The mobile station includes the LCD described above, a communication unit communicating with the exterior, and a control unit controlling the communication unit and an image display of the LCD. Elements of the mobile station and functions thereof are well known, descriptions about this in detail will be omitted.

INDUSTRIAL APPLICABILITY

According to the LCD of the present invention and a driving method thereof, there is an advantage of displaying an image on both front and rear surfaces of a liquid crystal panel using one liquid crystal panel.

Also, according to the present invention, there is another advantage of generating no light absorption by a color filter and displaying an image with a high brightness by using a liquid crystal panel without a color filter.

Also, according to the present invention, there is another advantage of increasing an opening ratio and displaying an image with a high resolution because a unit pixel is not divided into each subpixels of R, G and B.
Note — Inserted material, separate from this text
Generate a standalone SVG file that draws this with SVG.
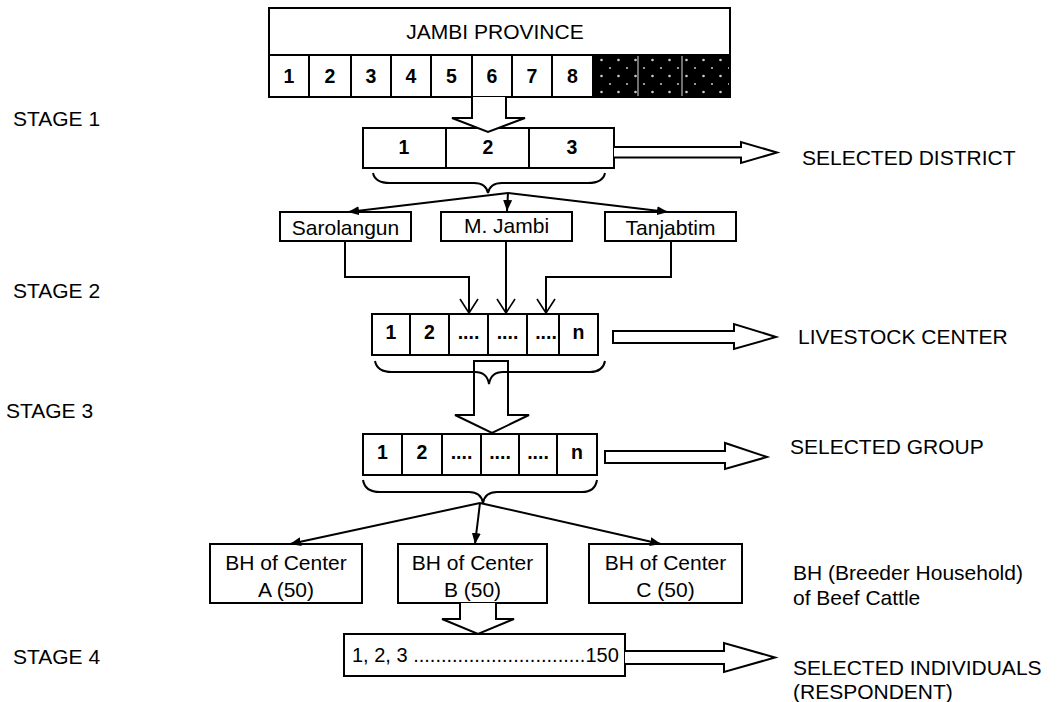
<svg xmlns="http://www.w3.org/2000/svg" width="1057" height="702" viewBox="0 0 1057 702">
<style>
text{font-family:"Liberation Sans",Arial,sans-serif;font-size:21px;fill:#000}
.b{font-weight:bold;font-size:19.5px}
.m{text-anchor:middle}
.box{fill:#fff;stroke:#000;stroke-width:2}
.ln{fill:none;stroke:#000;stroke-width:2}
.blk{fill:#fff;stroke:#000;stroke-width:2;stroke-linejoin:miter}
.bn{fill:none;stroke:#000;stroke-width:2}
</style>
<defs>
<marker id="fa" markerUnits="userSpaceOnUse" viewBox="0 0 11 9" markerWidth="11" markerHeight="9" refX="11" refY="4.5" orient="auto"><path d="M0,0 L11,4.5 L0,9 z" fill="#000"/></marker>
<marker id="oa" markerUnits="userSpaceOnUse" viewBox="0 0 15 20" markerWidth="15" markerHeight="20" refX="14" refY="10" orient="auto" overflow="visible"><path d="M0,1 L14,10 L0,19" fill="none" stroke="#000" stroke-width="1.6"/></marker>
<pattern id="dots" patternUnits="userSpaceOnUse" x="593" y="56" width="17" height="16"><rect width="17" height="16" fill="#000"/><circle cx="8.5" cy="4" r="1.3" fill="#ccc"/><circle cx="0" cy="12" r="1.1" fill="#bbb"/><circle cx="17" cy="12" r="1.1" fill="#bbb"/></pattern>
</defs>

<g id="stage-labels">
<text x="13" y="126">STAGE 1</text>
<text x="13" y="298">STAGE 2</text>
<text x="6" y="418">STAGE 3</text>
<text x="13" y="664">STAGE 4</text>
</g>

<g id="province">
<rect class="box" x="269" y="8" width="461" height="89"/>
<line class="ln" x1="269" y1="55" x2="730" y2="55"/>
<rect x="593" y="56" width="137" height="40" fill="url(#dots)"/>
<g class="ln">
<line x1="309" y1="55" x2="309" y2="97"/><line x1="351" y1="55" x2="351" y2="97"/><line x1="391" y1="55" x2="391" y2="97"/><line x1="431" y1="55" x2="431" y2="97"/><line x1="472" y1="55" x2="472" y2="97"/><line x1="512" y1="55" x2="512" y2="97"/><line x1="552" y1="55" x2="552" y2="97"/><line x1="593" y1="55" x2="593" y2="97"/>
</g>
<line x1="638" y1="56" x2="638" y2="96" stroke="#bbb" stroke-width="1.2"/>
<line x1="682" y1="56" x2="682" y2="96" stroke="#bbb" stroke-width="1.2"/>
<rect x="269" y="8" width="461" height="89" fill="none" stroke="#000" stroke-width="2"/>
<text class="m" x="495" y="39">JAMBI PROVINCE</text>
<text x="289" y="83" class="b m">1</text><text x="330" y="83" class="b m">2</text><text x="371" y="83" class="b m">3</text><text x="411" y="83" class="b m">4</text><text x="451.5" y="83" class="b m">5</text><text x="492" y="83" class="b m">6</text><text x="532" y="83" class="b m">7</text><text x="572.5" y="83" class="b m">8</text>
</g>

<g id="selected-district-box">
<rect class="box" x="363" y="128" width="251" height="40"/>
<line class="ln" x1="446" y1="128" x2="446" y2="168"/>
<line class="ln" x1="529" y1="128" x2="529" y2="168"/>
<text class="b m" x="404" y="154">1</text>
<text class="b m" x="488" y="154">2</text>
<text class="b m" x="572" y="154">3</text>
</g>
<g id="selected-district-label"><text x="802" y="165">SELECTED DISTRICT</text></g>

<g id="sarolangun">
<rect class="box" x="280" y="212" width="131" height="29"/>
<text class="m" x="345.5" y="235">Sarolangun</text>
</g>
<g id="mjambi">
<rect class="box" x="441" y="212" width="131" height="29"/>
<text class="m" x="506.5" y="233">M. Jambi</text>
</g>
<g id="tanjabtim">
<rect class="box" x="605" y="212" width="131" height="29"/>
<text class="m" x="670.5" y="235">Tanjabtim</text>
</g>

<g id="livestock-center-box">
<rect class="box" x="372" y="314" width="226" height="41"/>
<g class="ln"><line x1="410" y1="314" x2="410" y2="355"/><line x1="449" y1="314" x2="449" y2="355"/><line x1="488" y1="314" x2="488" y2="355"/><line x1="527" y1="314" x2="527" y2="355"/><line x1="559" y1="314" x2="559" y2="355"/></g>
<text class="b m" x="391" y="339">1</text>
<text class="b m" x="429.5" y="339">2</text>
<text class="b m" x="468.5" y="339">....</text>
<text class="b m" x="507.5" y="339">....</text>
<text class="b m" x="546" y="339">....</text>
<text class="b m" x="578.5" y="339">n</text>
</g>
<g id="livestock-center-label"><text x="798" y="344">LIVESTOCK CENTER</text></g>

<g id="selected-group-box">
<rect class="box" x="363" y="434" width="234" height="41"/>
<g class="ln"><line x1="402" y1="434" x2="402" y2="475"/><line x1="442" y1="434" x2="442" y2="475"/><line x1="481" y1="434" x2="481" y2="475"/><line x1="519" y1="434" x2="519" y2="475"/><line x1="557" y1="434" x2="557" y2="475"/></g>
<text class="b m" x="382.5" y="459">1</text>
<text class="b m" x="422" y="459">2</text>
<text class="b m" x="461.5" y="459">....</text>
<text class="b m" x="500" y="459">....</text>
<text class="b m" x="538" y="459">....</text>
<text class="b m" x="577" y="459">n</text>
</g>
<g id="selected-group-label"><text x="790" y="454">SELECTED GROUP</text></g>

<g id="bh-a">
<rect class="box" x="210" y="544" width="152" height="59"/>
<text class="m" x="286" y="570">BH of Center</text>
<text class="m" x="286" y="597">A (50)</text>
</g>
<g id="bh-b">
<rect class="box" x="398" y="544" width="149" height="59"/>
<text class="m" x="472.5" y="570">BH of Center</text>
<text class="m" x="472.5" y="597">B (50)</text>
</g>
<g id="bh-c">
<rect class="box" x="589" y="544" width="153" height="59"/>
<text class="m" x="665.5" y="570">BH of Center</text>
<text class="m" x="665.5" y="597">C (50)</text>
</g>
<g id="bh-note">
<text x="793" y="580">BH (Breeder Household)</text>
<text x="793" y="605">of Beef Cattle</text>
</g>

<g id="respondents-box">
<rect class="box" x="344" y="634" width="281" height="42"/>
<text x="352" y="662" style="font-size:20px">1, 2, 3  ...............................150</text>
</g>
<g id="respondents-label">
<text x="793" y="675">SELECTED INDIVIDUALS</text>
<text x="793" y="699">(RESPONDENT)</text>
</g>

<g id="connectors">
<path class="blk" d="M472,97 V118 H452 L488,132 L525,118 H506 V97"/>
<path class="blk" d="M614,147 H741 V142 L777,152.5 L741,163 V157.5 H614"/>
<path class="ln" d="M373,173 Q375,183 390,183 H474 Q486,183 488,193 Q490,183 502,183 H588 Q603,183 605,173"/>
<line class="ln" x1="508" y1="193" x2="348" y2="212" marker-end="url(#fa)"/>
<line class="ln" x1="508" y1="193" x2="507" y2="211" marker-end="url(#fa)"/>
<line class="ln" x1="508" y1="193" x2="668" y2="212" marker-end="url(#fa)"/>
<polyline class="ln" points="345,241 345,277 469,277 469,313" marker-end="url(#oa)"/>
<polyline class="ln" points="506,241 506,313" marker-end="url(#oa)"/>
<polyline class="ln" points="671,241 671,277 546,277 546,313" marker-end="url(#oa)"/>
<path class="blk" d="M613,331 H734 V324 L776,337 L734,349 V343 H613 Z"/>
<path class="ln" d="M375,361 Q377,372 392,372 H475 Q487,372 489,384 Q491,372 503,372 H590 Q603,372 605,361"/>
<path class="bn" d="M474,361 H508 V415 H529 L492,433 L455,415 H474 Z"/>
<path class="blk" d="M605,451 H725 V443 L767,457 L725,469 V463 H605 Z"/>
<path class="ln" d="M363,480 Q365,492 380,492 H469 Q481,492 483,503 Q485,492 497,492 H582 Q595,492 597,480"/>
<line class="ln" x1="480" y1="503" x2="290" y2="544" marker-end="url(#fa)"/>
<line class="ln" x1="480" y1="503" x2="475" y2="544" marker-end="url(#fa)"/>
<line class="ln" x1="480" y1="503" x2="661" y2="544" marker-end="url(#fa)"/>
<path class="blk" d="M460,603 V619 H442 L478,634 L514,619 H496 V603"/>
<path class="blk" d="M625,651 H724 V643 L775,657.5 L724,672 V664 H625"/>
</g>
</svg>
Also, according to the present invention, there is another advantage of decreasing the number of driving devices of a data line to 1/3 by driving a unit pixel corresponding to related art subpixelss of R, G and B without driving each subpixels of R, G, and B.

Also, according to the mobile station of the present invention, there is another advantage of providing a slim type mobile station capable of displaying an image on both surfaces of an LCD, using the LCD having one liquid crystal panel.